SABON YELWA, Nigeria — The idea undoubtedly seemed strange at first:
take the plastic water bottles that litter Nigeria's roads, canals and
gutters and allow people to live inside them. Not literally, but almost.
What
a group of activists did was come up with a plan to build a house using
those bottles, providing what they say is an environmentally smart
strategy of chipping away at a housing shortage in Africa's most
populous nation. With the prototype near the northern Nigerian
city of Kaduna now well underway, the group wants to extend its efforts
and build more, aiming to unleash what they say is some long bottled-up
potential. Unconvinced? Supporters say those yet to see the
structure on the outskirts of the village of Sabon Yelwa can throw
stones if they want to. This house is being built to last.
"This
is the first house in Africa built from bottles, which could go a long
way in solving Nigeria's huge housing need and cleaning the badly
polluted environment," project initiator Christopher Vassiliu said
during a tour of the building. It is in many ways a marvel to look
at. The project was initiated by the Kaduna-based NGO Development
Association for Renewable Energies (DARE), with help from foreign
experts from Africa Community Trust, a London-based NGO.
Sitting
on 58-square metres (624-square feet), the two-bedroom bungalow looks
like an ordinary home, but it differs in many ways. When completed, the
house whose construction started in June will be used to train masons in
building such structures. It is made from capped, sand-filled plastic bottles, each weighing three kilogrammes, or nearly two pounds.
The
bottles are stacked into layers and bonded together by mud and cement,
with an intricate network of strings holding each bottle by its neck,
providing extra support to the structure. Bottle caps of various
colours protrude from the cement-plastered walls, giving them a unique
look. Those behind the project claim the sand-filled bottles are
stronger than ordinary cinder blocks.
"The structure has the added
advantage of being fire proof, bullet proof and earthquake resistant,
with the interior maintaining a constant temperature of 18 degrees C (64
degrees F) which is good for tropical climate," Yahaya Ahmad, the
project coordinator said. With the right adjustments to the
supporting pillars the building can be as high as three stories, but can
go no higher due to the weight of the sand-filled bottles, Ahmad said. Situated
amidst an expansive irrigation farm, the building consists of a
rotunda-shaped living room which connects to the interior via a short
corridor.
Two rooms stand opposite with a bathroom and a toilet between them.

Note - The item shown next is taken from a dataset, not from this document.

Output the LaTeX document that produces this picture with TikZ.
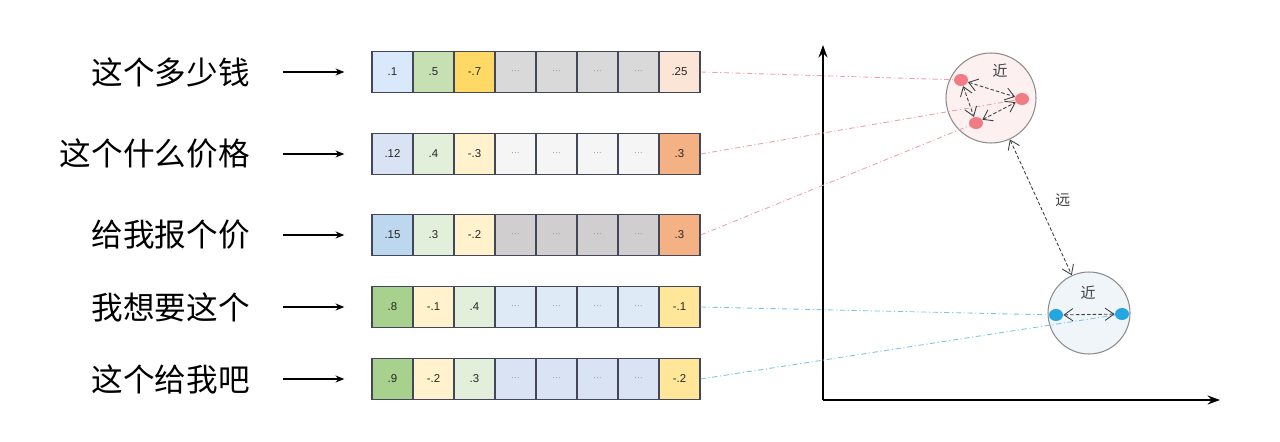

A side door leads to an open courtyard and the kitchen. The
house is also designed to produce zero carbon emissions as it will be
wholly powered by solar panels and methane gas from recycled human and
animal waste. "Nigeria has a serious waste and energy problem, and
this project is one small step towards making positive changes," said
Katrin Macmillan, a British environmental activist involved in the
project. "Plastic bottles take hundreds of years to bio-degrade in landfills."
Construction,
which has reached 70 percent completion, is estimated to require 14,000
bottles. Huge piles of empty plastic bottles litter the site from
donations from embassies, hotels and restaurants.Environmental experts say Nigeria, a country of some 160 million, throws out about three million plastic bottles daily. The
country is also grappling with a deficit of 16 million housing units
that requires a staggering 45 trillion naira ($300 billion) to meet,
according to Nigeria's Federal Mortgage Bank.
Plastic houses are
cheap to construct as it costs a quarter of the money required to build a
conventional house, said Vassiliu, a Greek national who has been
working in Nigeria as a water drilling engineer for 30 years. The project is to cost two million naira ($12,700), Vassiliu said. A
second plastic bottle project is due to commence in January at a
primary school in need of more classrooms in the town of Suleja near
Nigeria's capital Abuja.
"The project would take 200,000 bottles out of landfills into education", said Macmillan.